Às vésperas da 4ª Conferência Mundial da Mulher em Pequim -a maior reunião organizada na história da ONU-, deputadas brasileiras lançaram um projeto que obriga todos os partidos políticos a terem pelo menos 30% de mulheres entre seus candidatos. É o que se chama de ``política afirmativa", um instrumento de luta de minorias (ou de grupos que se julgam estigmatizados) em todo o mundo.
Na semana passada, em São Paulo, a antropóloga e primeira-dama, Ruth Cardoso, apoiou o projeto. Ele foi anunciado como uma ``boa notícia" trazida pela sexóloga e deputada Marta Suplicy a uma reunião que discutia ``A equidade entre os sexos". Ninguém na platéia, formada por cerca de 90 mulheres e 5 homens, questionou a proposta.
Hoje, apenas 6,5% do parlamento brasileiro é feminino: são 34 deputadas e 5 senadoras para 555 homens. Por que tão poucas?
As defensoras das cotas dizem que o machismo dentro da máquina partidária impede a ascensão das mulheres. Apostam também no conhecido refrão de que ``mulher vota em mulher": com uma maior oferta de candidatas, o Congresso brasileiro ganharia automaticamente um tom mais feminino.
Nada mais paternalista -para usar um termo que causa horror às feministas.
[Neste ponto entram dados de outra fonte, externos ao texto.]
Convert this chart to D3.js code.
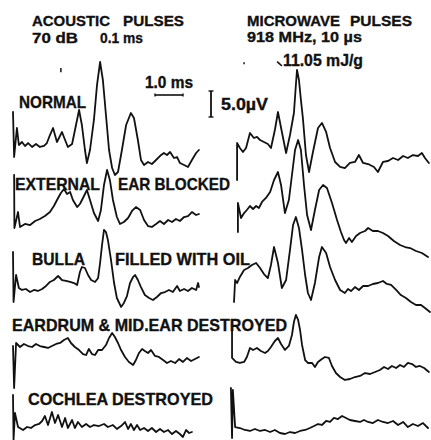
<!DOCTYPE html>
<html><head><meta charset="utf-8">
<script src="https://cdn.jsdelivr.net/npm/d3@7"></script>
<style>
html,body{margin:0;padding:0;background:#fff;}
svg{display:block;}
text{font-family:"Liberation Sans",Arial,sans-serif;font-weight:bold;fill:#111;stroke:#111;stroke-width:0.35px;}
</style></head>
<body>
<script>
// ---- DATA: time (ms) and potential (µV) relative to each trace's start ----
const acousticNormal = [[0,6.35],[0.04,-2.31],[0.14,3.27],[0.21,0],[0.32,0.58],[0.43,-0.19],[0.54,0.38],[0.68,-0.38],[0.82,0.19],[0.96,-0.38],[1.11,-0.19],[1.21,0.38],[1.32,1.92],[1.43,3.27],[1.57,0.58],[1.75,2.5],[1.86,0.96],[1.96,-0.38],[2.11,0.19],[2.25,3.85],[2.36,6.73],[2.46,3.85],[2.57,-0.96],[2.64,-3.46],[2.75,-0.96],[2.89,4.81],[3.0,11.5],[3.11,15.96],[3.21,12.5],[3.32,5.77],[3.43,-0.96],[3.54,-4.42],[3.64,-5.77],[3.75,-5.19],[3.89,-0.96],[4.04,3.85],[4.21,6.15],[4.32,5.19],[4.46,0.96],[4.57,-2.88],[4.68,-3.85],[4.82,-3.27],[4.96,-3.65],[5.11,-2.88],[5.29,-1.92],[5.39,-1.54],[5.5,-1.92],[5.61,-1.35],[5.75,-2.5],[5.86,-2.31],[5.96,-3.46],[6.11,-3.85],[6.25,-4.23],[6.39,-2.88],[6.54,-1.54],[6.64,-0.96]];
const acousticExternal = [[0.04,9.04],[0.05,-1.15],[0.18,1.92],[0.25,-0.96],[0.43,-0.38],[0.61,-0.58],[0.79,0.19],[0.96,0.58],[1.14,1.15],[1.32,1.92],[1.46,3.08],[1.61,4.62],[1.71,5.58],[1.82,6.35],[1.93,5.38],[2.04,5.77],[2.14,4.23],[2.29,2.88],[2.39,3.46],[2.5,4.62],[2.64,6.15],[2.75,4.23],[2.89,1.73],[3.04,0.19],[3.14,2.31],[3.25,7.12],[3.36,10.0],[3.46,8.08],[3.57,4.23],[3.71,0.96],[3.82,-0.38],[3.96,0],[4.11,0.77],[4.25,2.12],[4.39,2.88],[4.54,2.31],[4.68,0.38],[4.82,-0.77],[4.96,-0.96],[5.11,-0.38],[5.25,0.19],[5.39,-0.38],[5.54,0.38],[5.68,0],[5.82,0.58],[5.96,0.19],[6.11,0.96],[6.25,1.15],[6.39,1.92],[6.54,1.35],[6.64,1.54]];
const acousticBulla = [[0,7.12],[0.02,-2.5],[0.11,2.69],[0.21,0.19],[0.32,-0.19],[0.46,0],[0.61,-0.58],[0.75,-0.19],[0.89,-0.38],[1.04,0],[1.18,0.58],[1.32,1.35],[1.46,1.73],[1.61,2.5],[1.75,1.73],[1.89,1.54],[2.04,1.35],[2.18,1.15],[2.29,0.77],[2.39,3.27],[2.46,4.23],[2.57,4.04],[2.68,2.69],[2.79,1.73],[2.93,1.35],[3.04,2.12],[3.11,5.0],[3.18,8.46],[3.25,11.35],[3.32,10.96],[3.39,9.42],[3.5,5.58],[3.61,1.15],[3.71,-1.73],[3.86,-3.46],[3.96,-2.69],[4.07,-1.35],[4.18,1.15],[4.29,2.31],[4.36,2.69],[4.46,1.73],[4.57,0.38],[4.71,-1.15],[4.86,-1.73],[5.0,-2.12],[5.14,-1.54],[5.29,-0.77],[5.43,-0.58],[5.57,-0.19],[5.71,-0.58],[5.86,0.58],[5.96,-0.38],[6.11,0],[6.25,-0.38],[6.39,0.19],[6.54,-0.19],[6.61,1.15],[6.64,0.38]];
const acousticEardrum = [[0,0.19],[0.04,-7.88],[0.11,0.77],[0.25,0],[0.39,0.58],[0.54,0.19],[0.68,0],[0.82,0.58],[0.96,0.19],[1.11,0],[1.25,-0.19],[1.39,0.19],[1.54,0.58],[1.68,0.77],[1.82,1.35],[1.96,1.73],[2.07,0.77],[2.21,0],[2.36,-0.58],[2.5,-1.35],[2.61,-1.54],[2.71,-0.38],[2.82,-1.35],[2.93,-1.54],[3.04,-0.58],[3.18,-0.58],[3.32,0.38],[3.43,1.73],[3.54,2.69],[3.64,1.92],[3.75,0.77],[3.86,-0.58],[4.0,-1.92],[4.14,-2.88],[4.29,-3.46],[4.39,-2.5],[4.5,-1.15],[4.61,-0.38],[4.71,-0.77],[4.82,-1.15],[4.93,-0.58],[5.07,-1.73],[5.21,-1.92],[5.36,-2.5],[5.5,-3.08],[5.64,-2.69],[5.79,-3.08],[5.93,-2.31],[6.07,-2.88],[6.21,-2.12],[6.36,-2.69],[6.5,-2.31],[6.64,-1.92]];
const acousticCochlea = [[0,6.15],[0.02,-2.5],[0.07,2.69],[0.18,0],[0.36,-0.58],[0.5,0],[0.64,-0.19],[0.79,0.38],[0.93,0.58],[1.04,1.15],[1.14,2.12],[1.25,0.38],[1.39,2.88],[1.5,0.77],[1.61,2.31],[1.75,0],[1.86,1.73],[1.96,-0.19],[2.11,1.35],[2.21,-0.19],[2.32,0.96],[2.46,0],[2.61,0.58],[2.75,0],[2.89,0.38],[3.07,0.19],[3.25,0.58],[3.39,0],[3.57,0.38],[3.71,-0.38],[3.86,0.19],[4.0,0.96],[4.11,-0.38],[4.21,0.58],[4.32,-0.58],[4.43,0.38],[4.54,-0.58],[4.68,-0.19],[4.82,-0.77],[4.96,-0.19],[5.11,-0.96],[5.25,-0.38],[5.39,-0.96],[5.54,-0.58],[5.68,-1.35],[5.82,-0.77],[5.96,-1.35],[6.07,-1.92],[6.18,-0.58],[6.29,-1.15],[6.39,-0.96]];

const microNormal = [[0.11,-6.15],[0.11,0.96],[0.21,0],[0.32,-0.77],[0.43,0],[0.57,2.88],[0.71,1.92],[0.82,2.12],[0.93,1.54],[1.07,1.15],[1.21,0.77],[1.32,0],[1.46,3.46],[1.57,6.92],[1.71,3.08],[1.86,-0.96],[2.0,2.5],[2.14,6.73],[2.21,12.12],[2.25,15.0],[2.32,13.08],[2.39,9.23],[2.46,5.77],[2.57,-1.35],[2.68,-4.62],[2.82,-0.77],[3.0,3.85],[3.14,4.81],[3.29,3.08],[3.43,0],[3.61,-2.69],[3.79,-3.65],[3.96,-3.85],[4.14,-2.88],[4.32,-2.69],[4.46,-1.35],[4.61,-2.88],[4.79,-3.08],[5.0,-3.65],[5.14,-4.62],[5.32,-2.69],[5.5,-2.5],[5.68,-1.92],[5.86,-2.31],[6.04,-1.54],[6.21,-1.92],[6.39,-1.35],[6.57,-1.54],[6.71,-0.96],[6.82,-1.92],[6.96,-2.88]];
const microExternal = [[0.14,-4.23],[0.14,1.35],[0.25,-1.54],[0.36,-0.58],[0.46,0],[0.57,0.77],[0.68,0.19],[0.79,0.77],[0.89,0.38],[1.0,1.54],[1.14,2.31],[1.29,3.46],[1.43,5.77],[1.57,7.31],[1.68,4.81],[1.82,-0.58],[1.96,1.92],[2.07,6.73],[2.18,11.54],[2.29,13.46],[2.39,11.54],[2.5,4.81],[2.61,-0.96],[2.75,-3.85],[2.89,0],[3.04,3.85],[3.18,4.81],[3.32,4.23],[3.5,1.35],[3.68,-1.92],[3.82,-4.23],[3.93,-5.77],[4.0,-6.35],[4.11,-5.38],[4.21,-6.15],[4.36,-5.0],[4.5,-4.42],[4.68,-4.04],[4.79,-3.46],[4.96,-4.04],[5.14,-4.04],[5.32,-4.42],[5.5,-5.0],[5.71,-5.96],[5.93,-6.73],[6.11,-7.12],[6.29,-7.31],[6.5,-7.88],[6.71,-8.27],[6.93,-9.04]];
const microBulla = [[0,-5.19],[0.04,-0.96],[0.11,-1.54],[0.21,-0.38],[0.36,0.96],[0.5,1.35],[0.64,1.92],[0.79,2.31],[0.93,1.35],[1.07,0.19],[1.21,-0.58],[1.32,1.92],[1.43,5.38],[1.57,2.31],[1.71,-2.5],[1.86,-0.96],[2.0,4.81],[2.11,9.62],[2.21,11.15],[2.32,9.04],[2.43,4.81],[2.54,0],[2.64,-3.46],[2.75,-4.81],[2.89,-1.54],[3.04,3.46],[3.14,5.38],[3.29,4.23],[3.43,1.54],[3.61,-0.96],[3.79,-2.88],[3.96,-3.46],[4.07,-2.69],[4.18,-3.08],[4.32,-2.31],[4.46,-2.88],[4.61,-2.12],[4.79,-2.12],[4.96,-1.73],[5.14,-1.54],[5.32,-1.15],[5.46,-1.73],[5.61,-1.92],[5.79,-2.88],[5.96,-3.85],[6.14,-4.42],[6.32,-5.19],[6.5,-5.77],[6.68,-5.77],[6.82,-6.35],[7.0,-7.12]];
const microEardrum = [[-0.07,5.77],[-0.07,-0.19],[0.07,-0.96],[0.21,-1.15],[0.36,-0.96],[0.46,0],[0.57,1.73],[0.68,1.35],[0.82,1.73],[0.96,1.15],[1.11,0.77],[1.21,1.15],[1.32,1.92],[1.46,3.08],[1.57,3.65],[1.68,2.5],[1.82,1.35],[1.96,2.12],[2.07,4.23],[2.14,6.73],[2.21,8.08],[2.29,7.12],[2.36,5.19],[2.43,2.31],[2.54,-0.58],[2.64,-1.15],[2.79,-1.15],[2.89,-1.92],[3.0,-0.96],[3.14,-0.38],[3.25,0],[3.39,-0.19],[3.5,-1.73],[3.64,-3.08],[3.79,-3.85],[3.96,-4.42],[4.14,-4.23],[4.32,-3.85],[4.5,-3.65],[4.68,-3.08],[4.86,-3.27],[5.04,-2.88],[5.21,-2.5],[5.36,-1.92],[5.5,-2.31],[5.64,-1.73],[5.79,-2.12],[5.93,-1.54],[6.07,-1.92],[6.21,-1.15],[6.36,-1.35],[6.5,-1.92],[6.64,-1.73],[6.79,-2.12],[6.96,-2.88]];
const microCochlea = [[-0.11,7.88],[-0.07,-1.73],[-0.04,7.5],[0.04,0.38],[0.21,0.19],[0.39,-0.19],[0.57,-0.38],[0.75,0],[0.93,-0.38],[1.11,-0.19],[1.29,-0.58],[1.46,-0.19],[1.64,-0.77],[1.82,-0.96],[2.0,-0.58],[2.18,-0.77],[2.36,-0.38],[2.54,-0.19],[2.71,0.19],[2.86,0.58],[3.0,0.96],[3.14,0.77],[3.29,1.54],[3.43,1.35],[3.57,2.12],[3.71,1.92],[3.86,2.5],[4.0,2.12],[4.14,1.73],[4.32,1.54],[4.5,1.35],[4.64,1.73],[4.79,1.35],[4.96,1.15],[5.14,1.73],[5.32,1.35],[5.5,1.15],[5.68,1.54],[5.86,0.77],[6.04,1.35],[6.21,0.38],[6.39,0.96],[6.57,0.58],[6.75,1.15],[6.93,0.19]];

const acousticTraces = [acousticNormal, acousticExternal, acousticBulla, acousticEardrum, acousticCochlea];
const microwaveTraces = [microNormal, microExternal, microBulla, microEardrum, microCochlea];

// stimulus onset marks (ms, µV relative to NORMAL traces)
const acousticMarks = [[[1.71,14.8],[1.71,14.0]]];
const microwaveMarks = [[[0.36,16.5],[0.36,16.1]], [[1.54,16.6],[1.71,15.8]]];

const scaleBarTime = 1.0;   // ms
const scaleBarVolt = 5.0;   // µV

// ---- LAYOUT ----
const W = 431, H = 440;
const colX = [13, 234];
const acousticBase = [145, 222, 289, 347, 427];
const microwaveBase = [148, 210, 275, 357, 429];

const x = d3.scaleLinear().domain([0, 1]).range([0, 28]);   // 28 px per ms
const y = d3.scaleLinear().domain([0, 5]).range([0, -26]);  // 26 px per 5 µV

const svg = d3.select("body").append("svg").attr("width", W).attr("height", H);
svg.append("rect").attr("width", W).attr("height", H).attr("fill", "#fff");

const line = d3.line().x(d => x(d[0])).y(d => y(d[1])).curve(d3.curveLinear);

function drawColumn(traces, bases, cx, marks) {
  traces.forEach((tr, i) => {
    svg.append("g").attr("transform", `translate(${cx},${bases[i]})`)
      .append("path").attr("d", line(tr))
      .attr("fill", "none").attr("stroke", "#111").attr("stroke-width", 1.8)
      .attr("stroke-linejoin", "round").attr("stroke-linecap", "round");
  });
  const g = svg.append("g").attr("transform", `translate(${cx},${bases[0]})`);
  marks.forEach(m => g.append("path").attr("d", line(m))
    .attr("fill", "none").attr("stroke", "#111").attr("stroke-width", 1.5));
}
drawColumn(acousticTraces, acousticBase, colX[0], acousticMarks);
drawColumn(microwaveTraces, microwaveBase, colX[1], microwaveMarks);

// scale bars
const tb = svg.append("g").attr("transform", "translate(155,95)");
tb.append("line").attr("x1", 0).attr("x2", x(scaleBarTime)).attr("y1", 0).attr("y2", 0)
  .attr("stroke", "#111").attr("stroke-width", 1.6);
[0, x(scaleBarTime)].forEach(px => tb.append("line").attr("x1", px).attr("x2", px)
  .attr("y1", -1.5).attr("y2", 1.5).attr("stroke", "#111").attr("stroke-width", 1.4));
const vb = svg.append("g").attr("transform", "translate(211,117)");
vb.append("line").attr("x1", 0).attr("x2", 0).attr("y1", 0).attr("y2", y(scaleBarVolt))
  .attr("stroke", "#111").attr("stroke-width", 1.8);
[0, y(scaleBarVolt)].forEach(py => vb.append("line").attr("x1", -2.5).attr("x2", 2.5)
  .attr("y1", py).attr("y2", py).attr("stroke", "#111").attr("stroke-width", 1.4));

// texts: [text, x, baseline, width, size]
const texts = [
  ["ACOUSTIC", 32, 26, 78, 15.5], ["PULSES", 123, 26, 61, 15.5],
  ["70 dB", 32, 43, 46, 15.5], ["0.1 ms", 100, 43, 43, 15.5],
  ["MICROWAVE", 247, 26, 93, 15.5], ["PULSES", 350, 26, 62, 15.5],
  ["918 MHz, 10 µs", 247, 42, 115, 15.5],
  ["11.05 mJ/g", 283, 66, 80, 16],
  ["1.0 ms", 145, 88, 48, 16],
  ["5.0µV", 221, 110, 47, 16],
  ["NORMAL", 19, 108, 67, 17],
  ["EXTERNAL", 15, 190, 85, 17], ["EAR BLOCKED", 118, 190, 112, 17],
  ["BULLA", 32, 265, 53, 17], ["FILLED WITH OIL", 115, 265, 135, 17],
  ["EARDRUM & MID.EAR DESTROYED", 12, 331, 275, 17],
  ["COCHLEA DESTROYED", 28, 405, 185, 17]
];
texts.forEach(([t, tx, ty, tw, fs]) => {
  svg.append("text").attr("x", tx).attr("y", ty).attr("font-size", fs)
    .attr("textLength", tw).attr("lengthAdjust", "spacingAndGlyphs").text(t);
});
</script>
</body></html>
Pressupõe-se que há uma luta entre desiguais, na qual a mulher desempenha o papel do mais fraco, precisando ser protegida.
O PT já adotou medida semelhante a essa: 30% dos cargos de direção do partido têm que ser ocupados por ``companheiras". O que se viu, muitas vezes, foi uma distribuição artificial do poder, em que lideranças frágeis são alçadas a postos estratégicos ou usa-se o artifício de uma líder do partido acumular vários cargos só para atingir a meta.
E se os partidos não conseguirem candidatas suficientes? Duvido que de uma imposição como essa surja por geração espontânea uma grande quantidade de mulheres realmente interessadas na vida pública.
Obrigados a encontrar 3 mulheres em cada 10 candidatos, o mais provável é que os partidos brasileiros -muitos deles simples ajuntamentos de carreiristas- lancem qualquer rabo-de-saia nas próximas eleições.
Dados de Marta Suplicy mostram que as cotas ``deram certo" na Argentina. O país adotou esse sistema em 1991. A participação feminina no parlamento passou de 5% para 13% em apenas dois anos (dado de 1993).
Para quem se contenta com quantidade e acredita que basta ser mulher para defender os interesses do ``gênero" (para usar agora um termo que está na moda), os números são animadores. Seria mais um plano a ser imitado do vizinho.
Que se trata de proteção, ninguém duvida. Os militantes justificam dizendo ser uma política legítima para compensar anos de preconceito. Parece uma questão de escolher o slogan que será levado para Pequim: ``discriminação positiva" ou ``não a qualquer forma de discriminação"?.